Estas são as causas da minha
intranqüilidade:
1. A falta
de fruto espiritual nas vidas de muitos que dizem que têm fé.
2. A
raridade com que ocorre radical mudança na conduta e na perspectiva geral das
pessoas que professam sua nova fé em Cristo como seu Salvador pessoal.
3. O defeito
dos nossos mestres quanto a definir ou mesmo descrever aquilo a que se supõe
que a palavra fé se refere.
4. A
desanimadora frustração de multidões de interessados que, por zelosos que
sejam, nada conseguem extrair da doutrina e nenhuma experiência satisfatória
recebem por meio dela.
5. O real
perigo de que uma doutrina tão amplamente papagueada e recebida tão
acriticamente por tantas pessoas, seja falsa, nos termos em que a compreendem.
6. Tenho
visto a fé ser colocada como um substituto da obediência, uma fuga da
realidade, um refúgio para a evasão da necessidade de pensar com seriedade, um
abrigo para as personalidades fracas. Conheço gente que confunde fé com bom
humor meramente animal, com otimismo natural, com vibrações emocionais e com
tiques nervosos.
7. O puro
senso crítico deveria dizer-nos que qualquer coisa que não opere mudança no
homem que a professa, tampouco faz qualquer diferença para Deus, e é um fato
facilmente observável que, para incontável número de pessoas, a mudança da
ausência de fé para a fé não faz nenhuma diferença real na vida.
Talvez
nos ajude a saber o que é a fé observar primeiro o que não é. Não é acreditar
numa afirmação que sabemos que é verdadeira. A mente humana é estruturada de
tal maneira que, necessariamente, tem de acreditar quando a prova a ela
apresentada é convincente. Não pode evitá-lo. Quando a prova não convence, não
é possível fé alguma. Ameaças e punições não conseguem compelir a mente a crer
contra as claras evidências.
A fé
baseada na razão é um tipo de fé, é certo; mas não é conforme o caráter da fé
bíblica, pois segue infalivelmente a demonstração das provas e nada contém de
uma natureza moral ou espiritual.
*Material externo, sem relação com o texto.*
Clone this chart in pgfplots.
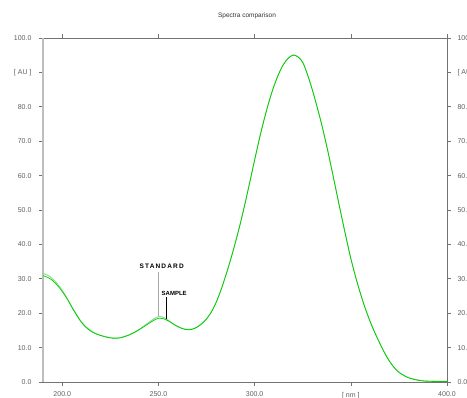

Tal fé nada mais é do que a conseqüência de uma
argumentação com provas do que fruto de uma convicção moral.
A fé
verdadeira firma-se no caráter de Deus e não pede mais provas que as perfeições
morais daquele que não pode mentir. Basta que Deus fale e, se a Sua declaração
contradisser cada um dos cinco sentidos e também todas as deduções da lógica,
ainda o crente continuará a crer. “Seja Deus verdadeiro, e mentiroso todo
homem”, é a linguagem da fé verdadeira. O céu aprova tal fé, porque ela se
ergue acima das meras provas e repousa no coração de Deus.
A fé,
como a Bíblia a conhece, é confiança em Deus e em Seu Filho Jesus Cristo; é a
resposta da alma ao Ser divino revelado nas Escrituras; e mesmo essa resposta é
impossível sem a ação interna do espírito Santo. A fé é dom de Deus à alma
penitente, e absolutamente nada tem que ver com os sentidos ou com os dados fornecidos
por eles.
A fé é
um milagre; é a capacidade que Deus dá ao homem para confiar em Seu Filho, e
aquilo que não resulte em ação conforme a vontade de Deus não é fé, mas algo
diferente.
Qualquer
fé que professar Cristo Jesus como Salvador pessoal e não colocar a vida do
crente sob plena obediência a Cristo como Senhor é inadequada e só poderá trair
sua vítima no final. O homem que crê, obedece; não obedecer é dar prova
convincente de que não está presente a fé verdadeira.
Para
tentar o impossível, ou Deus dá a fé ou não haverá nenhuma, pois Ele somente dá
a fé ao coração obediente. Onde há arrependimento real, há obediência; pois o
arrependimento não é apenas tristeza por erros e pecados passados, mas a
determinação de começar a fazer agora a vontade de Deus por Ele revelada a nós.